Moi je suis 100% compétiteur. La falaise ce n’est pas vraiment ma passion, j’ai du mal à y prendre du plaisir. Cela dit, c’est toujours sympa d’y aller avec les copains quand les conditions sont réunies. Mais moi clairement, mes objectifs ils sont en compétitions.

Est-ce tu stresses avant les compétitions ?
Ça a été très compliqué, j’ai accumulé quelques compétitions ratées à cause du stress, de la pression et de l’atmosphère oppressante qui règne en compétition. Depuis environ un an et demi, je travaille avec un préparateur mental pour apprendre à mieux gérer cette pression. On met l’accent sur l’acceptation du stress : reconnaître que c’est normal d’être stressé en compétition et qu’on ne peut pas totalement l’éliminer. L’idée est de comprendre comment faire en sorte que le stress n’impacte pas mon escalade et qu’il ne devienne pas un frein à ma performance.
Quand tu as fait tes preuves en compétition, y a toujours ce moment où les regards se tournent vers toi, on sait que tu es capable donc ça ajoute une pression. La compétition c’est fait pour te mettre la pression, c’est d’empêcher les grimpeurs de grimper correctement et parfois c’est difficile de passer outre de l’attente des autres ou de l’ambiance.

Et qu’est ce que tu fais concrètement pour gérer la pression ?
On a mis en place pas mal de chose avec le temps. Tu sais, on a tous nos petites routines, ces geste ou habitudes qu’on répète pour se préparer mentalement. Beaucoup de sportif fonctionnent comme ça. Nadal, par exemple, il a ses tics, ses rituels avant chaque match pour se concentrer.
Le principal travail qu’on a accompli, c’est l’acceptation du stress. Parfois on se croit rassuré alors qu’en réalité, on est tendu au fond de soi. L’objectif était donc d’accepter ce stress, de ne pas lutter contre lui, et d’apprendre à grimper avec.

Comment as-tu vécu les championnats du Grand Est dans ta catégorie ?
C’était bien. Je suis arrivé détendu, en sachant que j’étais en forme. Et puis ce sont les compétitions de formalité, celles qu’on doit obligatoirement faire pour accéder à l’étape suivante, mais qui ne sont pas fondamentales compliquées et stressantes. En U20, j’étais qualifié d’office pour les championnats de France, donc peu importe le résultat. En revanche en catégorie senior, je n’étais pas pré-qualifié, donc je devais gagner ma place.
Ça m’a fait plaisir de grimper à Roc en Stock, ça faisait un moment qu’il n’y avait pas eu de compétition. On a eu le droit à un belle assortiment de prises pour les voies. Et puis ce sont des voies de compétition, c’est toujours agréable à grimper. Je suis retournée à Roc en Stock récemment pour essayer les autres voies de la compétition que je n’avais pas eu l’occasion de grimper. J’ai particulièrement apprécié notre voie de finale, dans le plafond. Celle des U16 hommes et vétérans hommes étaient un peu plus accessibles, mais super classe aussi, avec des prises toutes neuves que je ne connaissais pas, des Flatholds, Kilter et Urban plastic.

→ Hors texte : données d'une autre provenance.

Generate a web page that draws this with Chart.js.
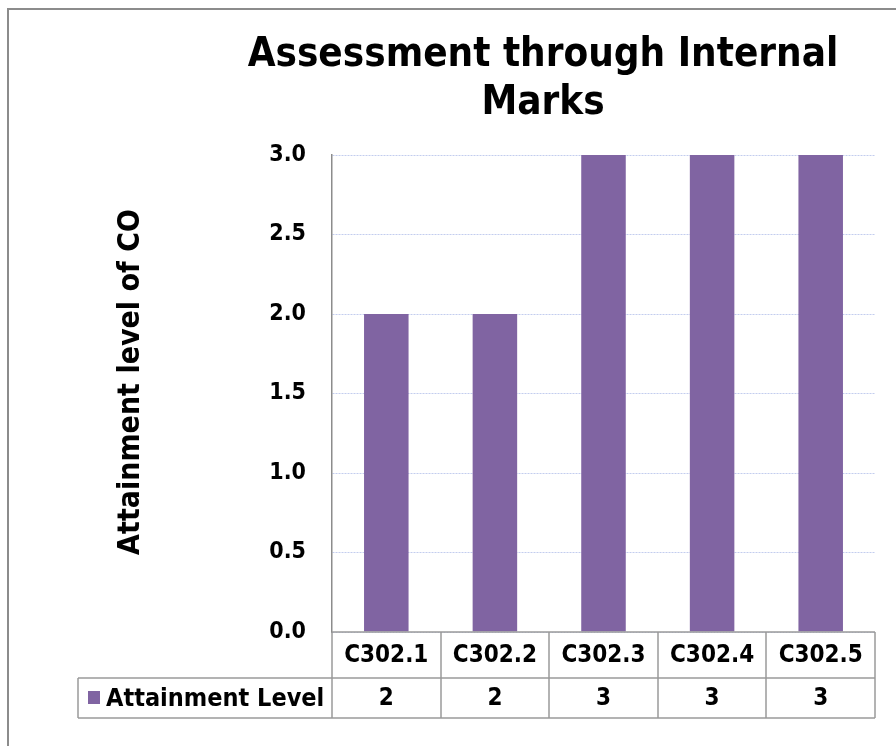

Trois jours après tu as fait l’Âme du phénix (8c au Kronthal), depuis combien de temps tu t’entraînais ? 
Je ne me suis pas entraîné spécifiquement pour cette voie. C’est grâce à mon programme d’entraînement pour les compétitions que j’ai pu progresser physiquement et techniquement. Pour l’Âme du Phénix, j’ai mis 9 essais. L’été dernier, juste après avoir enchaîné Traité de Déversification (8a au Brotsch) on a décidé, avec Coco (Corentin Nuss), de tester cette voie pour s’amuser. Deux mois plus tard, j’y suis retourné et, après quelques essais, j’ai vu que j’avançais vraiment bien. Alors, dès que la météo s’est améliorée, on est retournés en falaise, et cette fois, ça l’a fait. Grâce à l’entraînement, j’ai continué à progresser, et c’était logique qu’à un moment j’arrive à l’enchaîner.
Depuis mes 16-17 ans, je dirai que ma progression est constante. Quand j’ai essayé l’Âme du Phénix pour la première fois, je n’avais pas encore le niveau. Mais aujourd’hui, avec tout le travail et tout ce que Micky me fait endurer (rire), c’est arrivé assez naturellement.

Quels sont tes futurs projets ?
Valider ma L1 (rires) mais rien n’est sûr pour l’instant. Avec les entraînements, c’est vraiment compliqué de tout concilier. Si j’arrivais à éviter de redoubler, ce serait déjà une belle réussite. On m’avait prévenu avant d’intégrer la fac de psycho que ce serait intense, mais je ne m’attendais pas à ce que ce soit à ce point exigeant.
Et côté compétitions, mon objectif est clair : aller le plus loin possible.